The starving artist survives on canned beans and spends his or her pinched pennies on canned paint instead. The image is familiar, clichéd. Yale’s undergraduate Art students are by no means starving, but they face far higher expenses than our other majors do. Liberal arts universities such as Yale pride themselves on their ability to offer students nearly absolute freedom in crafting their academic careers. But for Art students at Yale, this freedom comes with a price tag – literally.
Yale Art majors have been known to purchase up to $1000 in materials for a single class. Art major Chika Ota ’11 never spends less than $200 on materials each semester; she adds that oil painters and photographers often spend upwards of $500. Art materials are generally more expensive than course books, and they don’t come used.

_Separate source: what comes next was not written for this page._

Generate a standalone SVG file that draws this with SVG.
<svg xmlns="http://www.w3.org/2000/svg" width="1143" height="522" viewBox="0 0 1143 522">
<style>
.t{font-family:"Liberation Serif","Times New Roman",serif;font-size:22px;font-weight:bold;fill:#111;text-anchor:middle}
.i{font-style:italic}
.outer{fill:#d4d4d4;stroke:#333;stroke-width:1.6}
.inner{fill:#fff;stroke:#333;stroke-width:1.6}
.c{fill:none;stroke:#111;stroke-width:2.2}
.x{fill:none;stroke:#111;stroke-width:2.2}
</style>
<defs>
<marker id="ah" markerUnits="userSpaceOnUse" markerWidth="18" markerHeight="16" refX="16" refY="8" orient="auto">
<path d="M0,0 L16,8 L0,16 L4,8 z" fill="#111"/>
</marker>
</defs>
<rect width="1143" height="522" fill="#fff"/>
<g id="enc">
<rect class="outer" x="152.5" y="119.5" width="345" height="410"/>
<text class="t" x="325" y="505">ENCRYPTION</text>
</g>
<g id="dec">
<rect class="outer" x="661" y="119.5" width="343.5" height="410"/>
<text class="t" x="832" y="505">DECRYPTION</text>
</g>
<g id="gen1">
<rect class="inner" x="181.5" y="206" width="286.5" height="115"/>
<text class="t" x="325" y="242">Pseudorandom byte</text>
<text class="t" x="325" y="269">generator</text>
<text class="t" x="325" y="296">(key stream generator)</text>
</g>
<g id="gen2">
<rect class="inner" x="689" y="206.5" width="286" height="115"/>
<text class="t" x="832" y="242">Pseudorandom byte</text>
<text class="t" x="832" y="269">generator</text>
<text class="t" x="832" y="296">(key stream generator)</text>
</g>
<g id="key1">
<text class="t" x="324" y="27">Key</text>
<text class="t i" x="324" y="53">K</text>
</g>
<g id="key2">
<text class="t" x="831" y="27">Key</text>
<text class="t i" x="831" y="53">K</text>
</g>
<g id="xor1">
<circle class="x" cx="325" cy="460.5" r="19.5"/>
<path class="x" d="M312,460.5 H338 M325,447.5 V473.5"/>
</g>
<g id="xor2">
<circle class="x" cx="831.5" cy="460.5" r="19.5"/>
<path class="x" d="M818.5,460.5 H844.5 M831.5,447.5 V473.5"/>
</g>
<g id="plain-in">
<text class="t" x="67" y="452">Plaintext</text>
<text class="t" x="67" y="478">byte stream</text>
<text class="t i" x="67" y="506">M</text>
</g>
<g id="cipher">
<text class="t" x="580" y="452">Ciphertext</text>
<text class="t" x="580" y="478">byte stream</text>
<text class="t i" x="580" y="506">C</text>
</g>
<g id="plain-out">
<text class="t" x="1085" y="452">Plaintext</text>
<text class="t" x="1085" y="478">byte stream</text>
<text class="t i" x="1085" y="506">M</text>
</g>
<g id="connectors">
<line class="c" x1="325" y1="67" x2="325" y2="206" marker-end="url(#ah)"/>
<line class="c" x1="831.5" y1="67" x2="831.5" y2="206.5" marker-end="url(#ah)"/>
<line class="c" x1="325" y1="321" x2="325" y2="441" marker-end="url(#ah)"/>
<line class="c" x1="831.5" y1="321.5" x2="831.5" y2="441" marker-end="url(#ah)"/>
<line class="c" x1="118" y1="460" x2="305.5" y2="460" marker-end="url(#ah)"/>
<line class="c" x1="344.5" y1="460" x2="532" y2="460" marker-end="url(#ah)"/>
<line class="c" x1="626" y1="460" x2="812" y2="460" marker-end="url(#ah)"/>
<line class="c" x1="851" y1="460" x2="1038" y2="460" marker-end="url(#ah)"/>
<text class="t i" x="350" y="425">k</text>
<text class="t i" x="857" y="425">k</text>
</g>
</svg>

Moreover, art students often feel that the highest quality materials make the highest quality art; if they can’t afford them, they’re at an artistic disadvantage.

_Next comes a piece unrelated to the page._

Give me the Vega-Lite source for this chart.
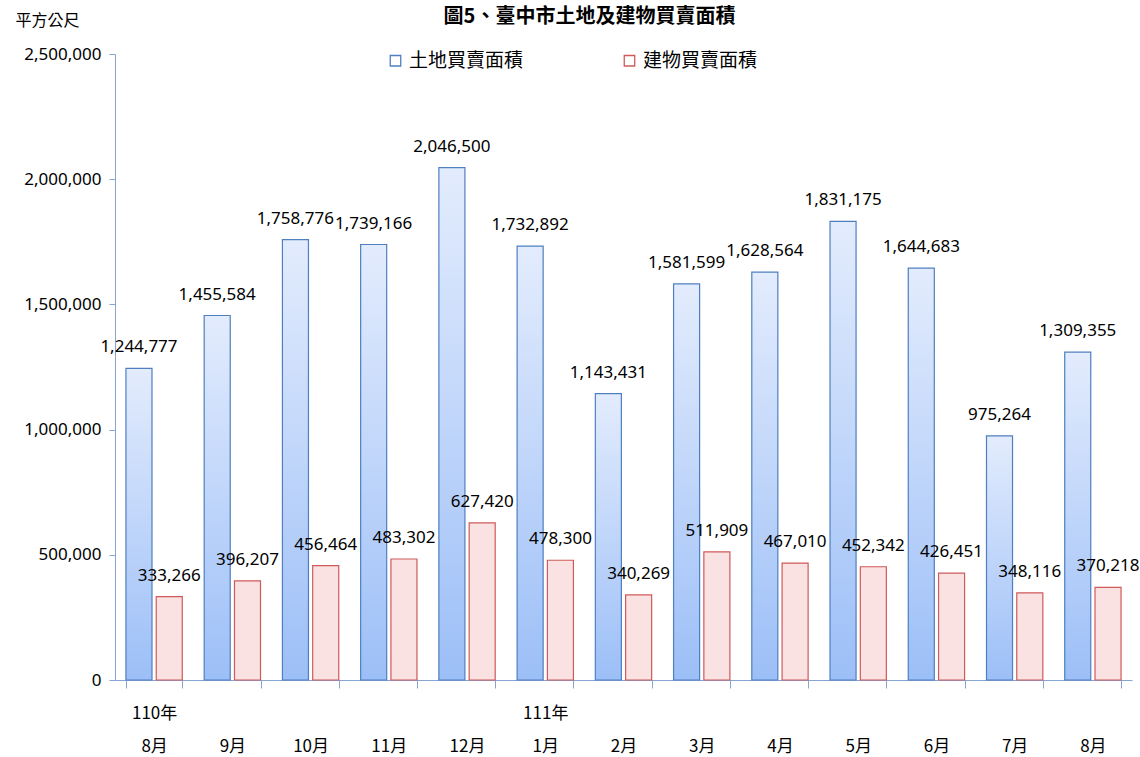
{
  "$schema": "https://vega.github.io/schema/vega-lite/v6.json",
  "autosize": "none",
  "width": 1017,
  "height": 626,
  "padding": {"left": 115, "top": 54, "right": 8, "bottom": 77},
  "background": "white",
  "config": {
    "font": "Noto Sans CJK TC",
    "view": {"stroke": null}
  },
  "title": {
    "text": "圖5、臺中市土地及建物買賣面積",
    "font": "Noto Sans CJK TC",
    "fontSize": 20,
    "fontWeight": "bold",
    "color": "#000000",
    "anchor": "middle",
    "frame": "group",
    "dx": -34,
    "offset": -15
  },
  "data": {
    "values": [
      {"period": "110年|8月", "series": "土地買賣面積", "value": 1244777},
      {"period": "110年|8月", "series": "建物買賣面積", "value": 333266},
      {"period": "|9月", "series": "土地買賣面積", "value": 1455584},
      {"period": "|9月", "series": "建物買賣面積", "value": 396207},
      {"period": "|10月", "series": "土地買賣面積", "value": 1758776},
      {"period": "|10月", "series": "建物買賣面積", "value": 456464},
      {"period": "|11月", "series": "土地買賣面積", "value": 1739166},
      {"period": "|11月", "series": "建物買賣面積", "value": 483302},
      {"period": "|12月", "series": "土地買賣面積", "value": 2046500},
      {"period": "|12月", "series": "建物買賣面積", "value": 627420},
      {"period": "111年|1月", "series": "土地買賣面積", "value": 1732892},
      {"period": "111年|1月", "series": "建物買賣面積", "value": 478300},
      {"period": "|2月", "series": "土地買賣面積", "value": 1143431},
      {"period": "|2月", "series": "建物買賣面積", "value": 340269},
      {"period": "|3月", "series": "土地買賣面積", "value": 1581599},
      {"period": "|3月", "series": "建物買賣面積", "value": 511909},
      {"period": "|4月", "series": "土地買賣面積", "value": 1628564},
      {"period": "|4月", "series": "建物買賣面積", "value": 467010},
      {"period": "|5月", "series": "土地買賣面積", "value": 1831175},
      {"period": "|5月", "series": "建物買賣面積", "value": 452342},
      {"period": "|6月", "series": "土地買賣面積", "value": 1644683},
      {"period": "|6月", "series": "建物買賣面積", "value": 426451},
      {"period": "|7月", "series": "土地買賣面積", "value": 975264},
      {"period": "|7月", "series": "建物買賣面積", "value": 348116},
      {"period": "|8月", "series": "土地買賣面積", "value": 1309355},
      {"period": "|8月", "series": "建物買賣面積", "value": 370218}
    ]
  },
  "encoding": {
    "x": {
      "field": "period",
      "type": "nominal",
      "sort": null,
      "scale": {"paddingInner": 0.28, "paddingOuter": 0.14},
      "axis": {
        "title": null,
        "labelExpr": "isString(datum.value) ? split(datum.value, '|') : ''",
        "labelAngle": 0,
        "labelFont": "Noto Sans CJK TC",
        "labelFontSize": 17,
        "labelColor": "#000000",
        "labelLineHeight": 33,
        "labelPadding": 17,
        "labelBaseline": "top",
        "domainColor": "#86a5d3",
        "tickColor": "#86a5d3",
        "tickBand": "extent",
        "tickSize": 8,
        "domainWidth": 1,
        "grid": false
      }
    },
    "xOffset": {
      "field": "series",
      "type": "nominal",
      "sort": ["土地買賣面積", "建物買賣面積"],
      "scale": {"paddingInner": 0.14}
    },
    "y": {
      "field": "value",
      "type": "quantitative",
      "scale": {"domain": [0, 2500000], "nice": false},
      "axis": {
        "title": "平方公尺",
        "titleAngle": 0,
        "titleAlign": "left",
        "titleBaseline": "middle",
        "titleX": -100,
        "titleY": -34,
        "titleFont": "Noto Sans CJK TC",
        "titleFontSize": 16,
        "titleFontWeight": "normal",
        "titleColor": "#000000",
        "values": [0, 500000, 1000000, 1500000, 2000000, 2500000],
        "format": ",d",
        "labelFont": "Noto Sans",
        "labelFontSize": 17,
        "labelColor": "#000000",
        "labelPadding": 8,
        "domainColor": "#86a5d3",
        "tickColor": "#86a5d3",
        "tickSize": 6,
        "grid": false
      }
    }
  },
  "layer": [
    {
      "transform": [{"filter": "datum.series == '土地買賣面積'"}],
      "mark": {
        "type": "bar",
        "stroke": "#4f7fc0",
        "strokeWidth": 1.2,
        "fill": {
          "gradient": "linear",
          "x1": 0, "y1": 0, "x2": 0, "y2": 1,
          "stops": [
            {"offset": 0, "color": "#e3ecfd"},
            {"offset": 1, "color": "#9cbff7"}
          ]
        }
      }
    },
    {
      "transform": [{"filter": "datum.series == '建物買賣面積'"}],
      "mark": {
        "type": "bar",
        "stroke": "#cf5a5a",
        "strokeWidth": 1.2,
        "fill": "#fae2e2"
      }
    },
    {
      "mark": {
        "type": "point",
        "shape": "square",
        "size": 0,
        "opacity": 0,
        "filled": true
      },
      "encoding": {
        "fill": {
          "field": "series",
          "type": "nominal",
          "scale": {"domain": ["土地買賣面積", "建物買賣面積"], "range": ["#c3d6fa", "#f7d9d9"]},
          "legend": {
            "title": null,
            "orient": "none",
            "direction": "horizontal",
            "legendX": 271,
            "legendY": -3,
            "symbolType": "square",
            "symbolSize": 110,
            "symbolStrokeWidth": 1.3,
            "symbolOpacity": 1,
            "labelFont": "Noto Sans CJK TC",
            "labelFontSize": 19,
            "labelColor": "#000000",
            "labelOffset": 4,
            "columnPadding": 96
          }
        },
        "stroke": {
          "field": "series",
          "type": "nominal",
          "scale": {"domain": ["土地買賣面積", "建物買賣面積"], "range": ["#4f7fc0", "#cf5a5a"]}
        }
      }
    },
    {
      "mark": {
        "type": "text",
        "baseline": "alphabetic",
        "align": "center",
        "dy": -16,
        "font": "Noto Sans",
        "fontSize": 17,
        "color": "#000000"
      },
      "encoding": {
        "text": {"field": "value", "type": "quantitative", "format": ",d"}
      }
    }
  ]
}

In addition to the costs of buying personal materials, most art classes at Yale require an extra class materials fee. These range from $25 to $150 – the more advanced the class, the steeper the price.
Most art students finance their own work through jobs during the school year. Ota has two jobs that help cover the costs. Another art student, Fidel Gurrola ’12, has a job at the Art School and digs into his personal savings if his salary alone can’t cover the cost of supplies.
Resources like the Digital Media Center for the Arts (DMCA), a building on York Street that houses top of the line technology for audio, visual, and printed work, also come with price tags. In the DMCA students can rent digital cameras, digital video cameras, microphones, field lighting and recording equipment — but they must pay to do so. According to Ken Lovell, the Associate Director of the DMCA, this is the school’s way of showing tough love. The facility exists, he explains, “to train people to do the work themselves” instead of paying someone else to do it for them, ultimately helping them to become more self-sufficient artists. He said, “their mission is to show you how to do your work, not to do your work for you.”
Even keeping that in mind, it’s hard to imagine how students on financial aid could afford to take Yale’s undergraduate art courses. Though the school often subsidizes academic books for students on financial aid, they will not chip in towards the costs of art fees or materials. Van Assen, a member of the Art School faculty, explains that it would be difficult for Yale to fund undergraduate work because the costs of projects can vary so greatly between classes and students. “Some person might require a lot of material, and another person very little and both could be equally good for equal reasons. It’s better for students to take responsibility for their expenses,” he said.
Our rival university has a different take on the matter. At Harvard, Art majors are not expected to fund equipment or materials for any class. Instead, they are given a budget for the semester, usually between $150 to $600, to use at their discretion. Harvard Art student Isidore Bethel ‘11, expressed that this stipend has helped the art major from becoming financially exclusive. Bethel is on a full scholarship at Harvard, and said that the Art department’s subsidies were one of the reasons he chose the school in the first place.
The difference in subsidy raises questions about Yale’s investment in their artists. The University has produced successful artists from both its undergraduate and graduate programs, such as sculptor Jessica Stockholder MFA ’85, who is now a faculty member of the Yale School of Art. If the school values their contribution, some students wonder, why don’t they fund it? Science students don’t have to pay for their lab space, their equipment, or their chemicals. Why should art students be forced to pay for their paint and clay?
This year the art department counts 50 majors who were not deterred by the costs of pursuing their craft.
“Students are willing to set aside certain things that will allow them to do whatever they are passionate about.” Van Assen explained. He sees it as a “matter of making choices.” According to him, the ideal students will give up the luxuries that their peers enjoy in order to pursue their craft.
To Van Assen’s pleasure, and to the credit of many of the faculty within the art school, many Yale art students agree that the work they produce is worth the costs. Instead of shelling out cash for summer travels or unpaid internships, some Art students work all summer long to make enough to buy that new camera or new set of paints that they need. Others are particularly economical with their spending during the school year. “I don’t really buy anything I don’t need,” Ota says. Many art students don’t view this frugal lifestyle as a punishment, but rather an unavoidable trade off in order to pursue what it is that they love.
“What I am spending now is very important for building a portfolio for later,” says Fidel Gurrola ’12, who hopes to be a graphic designer after graduation.
Gurrola’s passion is admirable, but for some students, passion can’t pay the bills. If our University wants to keep its talented artists, then it should not make its artists give up so much for their work.
While the starving artist-in-training sentiment may have its place, it isn’t at Yale. Yale has money. The artists have talent. Yale wants talent. Student artists need money. It’s in the University’s hands to strike an even trade.
Madeleine Haddon is a Sophomore in Jonathan Edwards College.